>> begin

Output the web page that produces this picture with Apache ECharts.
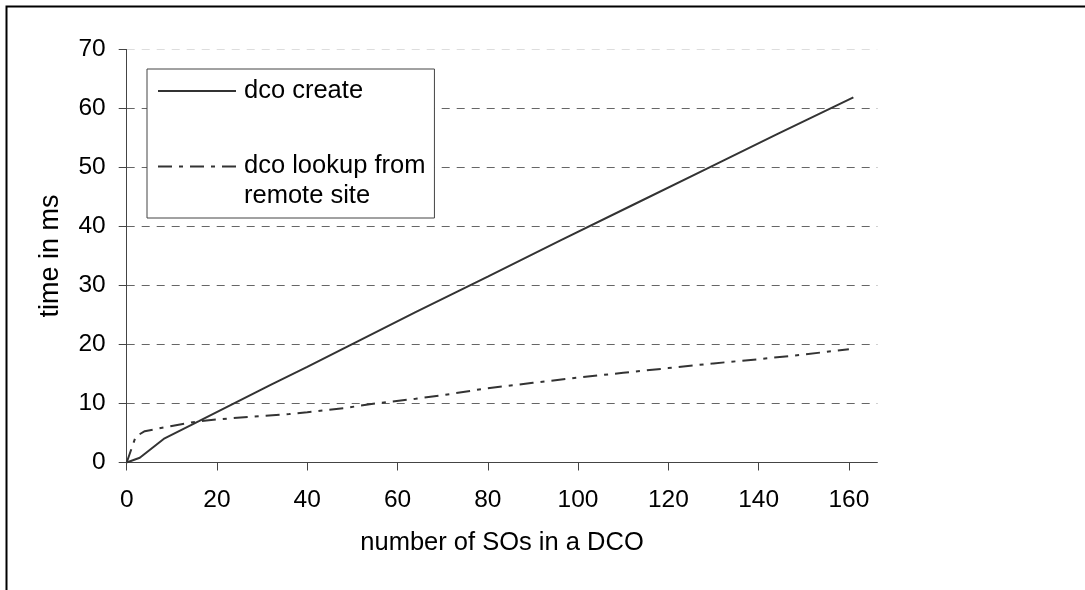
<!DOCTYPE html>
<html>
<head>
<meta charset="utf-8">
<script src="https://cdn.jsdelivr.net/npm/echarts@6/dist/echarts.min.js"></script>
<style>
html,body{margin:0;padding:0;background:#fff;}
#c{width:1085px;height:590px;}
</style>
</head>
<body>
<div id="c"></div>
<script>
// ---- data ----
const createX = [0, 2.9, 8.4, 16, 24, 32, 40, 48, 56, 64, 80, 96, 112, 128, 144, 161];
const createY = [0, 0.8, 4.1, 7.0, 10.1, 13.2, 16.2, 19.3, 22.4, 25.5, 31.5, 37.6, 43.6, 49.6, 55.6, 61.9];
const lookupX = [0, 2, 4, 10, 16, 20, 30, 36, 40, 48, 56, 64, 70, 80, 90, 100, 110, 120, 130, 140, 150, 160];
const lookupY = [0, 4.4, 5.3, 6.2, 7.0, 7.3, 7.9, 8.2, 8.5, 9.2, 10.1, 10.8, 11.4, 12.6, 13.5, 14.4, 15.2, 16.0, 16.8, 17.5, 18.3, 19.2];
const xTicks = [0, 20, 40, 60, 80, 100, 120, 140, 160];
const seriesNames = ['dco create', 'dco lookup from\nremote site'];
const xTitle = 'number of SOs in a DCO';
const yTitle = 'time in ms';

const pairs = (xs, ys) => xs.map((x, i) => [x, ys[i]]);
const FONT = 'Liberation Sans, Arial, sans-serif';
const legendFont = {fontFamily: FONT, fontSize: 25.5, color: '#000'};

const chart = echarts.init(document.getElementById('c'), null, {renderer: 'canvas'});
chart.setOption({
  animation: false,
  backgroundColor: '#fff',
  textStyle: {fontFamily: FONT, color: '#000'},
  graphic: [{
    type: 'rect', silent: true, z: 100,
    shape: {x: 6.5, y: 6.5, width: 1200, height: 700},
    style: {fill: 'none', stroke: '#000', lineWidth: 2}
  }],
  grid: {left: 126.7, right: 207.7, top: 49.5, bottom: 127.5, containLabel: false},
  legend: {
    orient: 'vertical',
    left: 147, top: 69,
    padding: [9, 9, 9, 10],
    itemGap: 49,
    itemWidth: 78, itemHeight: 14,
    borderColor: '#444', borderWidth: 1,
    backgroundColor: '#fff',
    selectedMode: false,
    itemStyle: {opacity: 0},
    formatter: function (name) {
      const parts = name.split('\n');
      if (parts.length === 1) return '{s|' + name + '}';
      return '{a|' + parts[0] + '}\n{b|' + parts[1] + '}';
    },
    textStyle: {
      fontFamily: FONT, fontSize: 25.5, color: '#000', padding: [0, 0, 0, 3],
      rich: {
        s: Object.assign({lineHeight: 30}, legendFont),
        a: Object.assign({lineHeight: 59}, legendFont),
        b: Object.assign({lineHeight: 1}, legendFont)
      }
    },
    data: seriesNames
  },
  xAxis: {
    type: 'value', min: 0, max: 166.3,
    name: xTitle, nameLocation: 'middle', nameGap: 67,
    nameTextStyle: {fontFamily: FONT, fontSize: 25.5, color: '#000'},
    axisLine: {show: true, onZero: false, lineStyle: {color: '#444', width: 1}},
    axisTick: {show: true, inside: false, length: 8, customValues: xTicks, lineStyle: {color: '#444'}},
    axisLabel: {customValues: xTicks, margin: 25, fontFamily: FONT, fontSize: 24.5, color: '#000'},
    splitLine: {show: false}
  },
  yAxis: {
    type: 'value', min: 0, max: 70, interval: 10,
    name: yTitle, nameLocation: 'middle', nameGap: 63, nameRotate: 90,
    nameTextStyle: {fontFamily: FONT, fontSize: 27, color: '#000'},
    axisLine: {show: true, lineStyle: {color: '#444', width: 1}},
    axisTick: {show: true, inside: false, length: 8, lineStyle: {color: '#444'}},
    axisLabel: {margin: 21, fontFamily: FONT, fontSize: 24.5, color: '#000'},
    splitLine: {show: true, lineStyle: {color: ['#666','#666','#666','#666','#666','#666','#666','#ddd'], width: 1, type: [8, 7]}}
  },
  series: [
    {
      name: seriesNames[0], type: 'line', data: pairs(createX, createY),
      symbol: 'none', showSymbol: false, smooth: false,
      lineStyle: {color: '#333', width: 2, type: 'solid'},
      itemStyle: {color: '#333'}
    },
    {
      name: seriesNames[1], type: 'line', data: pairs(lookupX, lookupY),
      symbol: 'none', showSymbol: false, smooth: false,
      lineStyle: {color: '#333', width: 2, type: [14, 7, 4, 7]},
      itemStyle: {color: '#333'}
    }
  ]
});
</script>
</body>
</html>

>> end

■ REQUIRED TASK
Reproduce every line above as written, skipping pictures.

■ WRITTEN RESPONSE
Output the web page that produces this picture with Apache ECharts.
<!DOCTYPE html>
<html>
<head>
<meta charset="utf-8">
<script src="https://cdn.jsdelivr.net/npm/echarts@6/dist/echarts.min.js"></script>
<style>
html,body{margin:0;padding:0;background:#fff;}
#c{width:1085px;height:590px;}
</style>
</head>
<body>
<div id="c"></div>
<script>
// ---- data ----
const createX = [0, 2.9, 8.4, 16, 24, 32, 40, 48, 56, 64, 80, 96, 112, 128, 144, 161];
const createY = [0, 0.8, 4.1, 7.0, 10.1, 13.2, 16.2, 19.3, 22.4, 25.5, 31.5, 37.6, 43.6, 49.6, 55.6, 61.9];
const lookupX = [0, 2, 4, 10, 16, 20, 30, 36, 40, 48, 56, 64, 70, 80, 90, 100, 110, 120, 130, 140, 150, 160];
const lookupY = [0, 4.4, 5.3, 6.2, 7.0, 7.3, 7.9, 8.2, 8.5, 9.2, 10.1, 10.8, 11.4, 12.6, 13.5, 14.4, 15.2, 16.0, 16.8, 17.5, 18.3, 19.2];
const xTicks = [0, 20, 40, 60, 80, 100, 120, 140, 160];
const seriesNames = ['dco create', 'dco lookup from\nremote site'];
const xTitle = 'number of SOs in a DCO';
const yTitle = 'time in ms';

const pairs = (xs, ys) => xs.map((x, i) => [x, ys[i]]);
const FONT = 'Liberation Sans, Arial, sans-serif';
const legendFont = {fontFamily: FONT, fontSize: 25.5, color: '#000'};

const chart = echarts.init(document.getElementById('c'), null, {renderer: 'canvas'});
chart.setOption({
  animation: false,
  backgroundColor: '#fff',
  textStyle: {fontFamily: FONT, color: '#000'},
  graphic: [{
    type: 'rect', silent: true, z: 100,
    shape: {x: 6.5, y: 6.5, width: 1200, height: 700},
    style: {fill: 'none', stroke: '#000', lineWidth: 2}
  }],
  grid: {left: 126.7, right: 207.7, top: 49.5, bottom: 127.5, containLabel: false},
  legend: {
    orient: 'vertical',
    left: 147, top: 69,
    padding: [9, 9, 9, 10],
    itemGap: 49,
    itemWidth: 78, itemHeight: 14,
    borderColor: '#444', borderWidth: 1,
    backgroundColor: '#fff',
    selectedMode: false,
    itemStyle: {opacity: 0},
    formatter: function (name) {
      const parts = name.split('\n');
      if (parts.length === 1) return '{s|' + name + '}';
      return '{a|' + parts[0] + '}\n{b|' + parts[1] + '}';
    },
    textStyle: {
      fontFamily: FONT, fontSize: 25.5, color: '#000', padding: [0, 0, 0, 3],
      rich: {
        s: Object.assign({lineHeight: 30}, legendFont),
        a: Object.assign({lineHeight: 59}, legendFont),
        b: Object.assign({lineHeight: 1}, legendFont)
      }
    },
    data: seriesNames
  },
  xAxis: {
    type: 'value', min: 0, max: 166.3,
    name: xTitle, nameLocation: 'middle', nameGap: 67,
    nameTextStyle: {fontFamily: FONT, fontSize: 25.5, color: '#000'},
    axisLine: {show: true, onZero: false, lineStyle: {color: '#444', width: 1}},
    axisTick: {show: true, inside: false, length: 8, customValues: xTicks, lineStyle: {color: '#444'}},
    axisLabel: {customValues: xTicks, margin: 25, fontFamily: FONT, fontSize: 24.5, color: '#000'},
    splitLine: {show: false}
  },
  yAxis: {
    type: 'value', min: 0, max: 70, interval: 10,
    name: yTitle, nameLocation: 'middle', nameGap: 63, nameRotate: 90,
    nameTextStyle: {fontFamily: FONT, fontSize: 27, color: '#000'},
    axisLine: {show: true, lineStyle: {color: '#444', width: 1}},
    axisTick: {show: true, inside: false, length: 8, lineStyle: {color: '#444'}},
    axisLabel: {margin: 21, fontFamily: FONT, fontSize: 24.5, color: '#000'},
    splitLine: {show: true, lineStyle: {color: ['#666','#666','#666','#666','#666','#666','#666','#ddd'], width: 1, type: [8, 7]}}
  },
  series: [
    {
      name: seriesNames[0], type: 'line', data: pairs(createX, createY),
      symbol: 'none', showSymbol: false, smooth: false,
      lineStyle: {color: '#333', width: 2, type: 'solid'},
      itemStyle: {color: '#333'}
    },
    {
      name: seriesNames[1], type: 'line', data: pairs(lookupX, lookupY),
      symbol: 'none', showSymbol: false, smooth: false,
      lineStyle: {color: '#333', width: 2, type: [14, 7, 4, 7]},
      itemStyle: {color: '#333'}
    }
  ]
});
</script>
</body>
</html>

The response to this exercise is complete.